Ce week-end, je suis montée trois jours à Paris. L’idée
était de s’aérer un peu, de voir la famille, mais aussi, et notamment, d’aller
au Grand Palais voir l’exposition Nikki de Saint Phalle.
Wow, quelle expo, quel choc ! Il y a tant à dire que je
ne sais par où commencer !
Commençons par le commencement ^^. Catherine , Marie-Agnès
Fal de Saint Phalle, dite Nikki de Saint-Phalle, est née en 1930.Très belle
femme, elle a été tout d’abord mannequin, et a fréquenté le milieu littéraire
et artistique, avant de devenir artiste à son tour, et de se lancer dans la
création originale.
Elle est morte en 2002, et son œuvre mêle performance, art
corporel, peinture et sculpture.
Autodidacte, elle fait le choix de se consacrer uniquement à
la création : « Peindre calmait le chaos qui agitait mon âme ;
c’était une façon de domestiquer ces dragons qui ont toujours surgi dans mon
travail. ».
Mais reprenons depuis le début.
L’expo commence par une rapide frise chronologique, pointant
les dates clés de sa vie et de son œuvre.
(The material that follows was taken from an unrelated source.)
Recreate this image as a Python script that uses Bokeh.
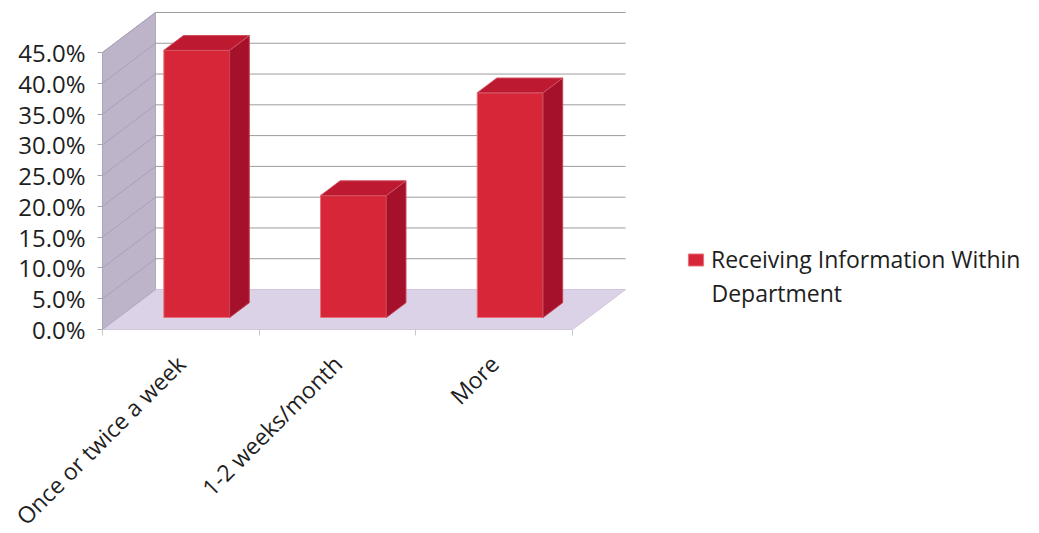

Ensuite, on rentre directement dans
le vif du sujet, avec des peintures, faites parfois de collages, d’assemblages,
ainsi que des sculptures géantes, dans lesquelles les proportions du corps ne
sont pas vraiment respectées…
On est ici en présence d’une œuvre complexe, qui interpelle,
et met mal à l’aise. D’où vient ce côté glauque, sombre et malsain qui semble
transparaître derrière chaque œuvre, et auquel on ne peut échapper ? Et
cela a-t-il un lien avec le fait que cette grande artiste, et cette si belle
femme, nous renvoie un regard vide ? Même quand elle parle avec animation
de son travail (sur des vidéos disséminées tout au long de l’expo), ses yeux sont
comme éteints, son regard empreint d’une tristesse à la fois touchante et
indéfinissable.
Je décide de prêter attention aux textes qui m’entourent et
je découvre, avec effarement, que l’artiste a été violée par son père à l’âge
de onze ans !
Et là, tout s’éclaire ! Je comprends l’égarement, la
recherche, à travers son art, d’une sorte d’apaisement, d’une vengeance (elle
créera plusieurs œuvres sur le thème de la mort de son père), et je perçois
également, au-delà de la créatrice talentueuse et effrénée, la femme ravagée à
qui l’on a volé une part de son enfance, et qui n’a eu d’autre choix que de
tenter, toute sa vie durant, d’exorciser ses démons intérieurs au travers de
l’art.
Je poursuis l’expo, et aux peintures, succèdent des
sculptures, aux sculptures des dessins, aux dessins des films, des reportages,
des interviews.
Certaines œuvres sont aussi colorées que d’autres sont
sombres, et sobres (du moins dans leurs couleurs), et l’on passe de couleurs
criardes, voire agressives parfois, à du blanc, du gris, du béton nu,
brut et non enjolivé. Son travail a parfois un côté kitsch, psychédélique,
voire onirique.
Ci dessus une mariée.
Nikki voit grand et construit également dans le monde entier des jardins et des
bâtiments, plus ou moins habitables pour certains. L’un de ces lieux rappelle à
s’y méprendre « Le Palais Idéal du facteur Cheval ».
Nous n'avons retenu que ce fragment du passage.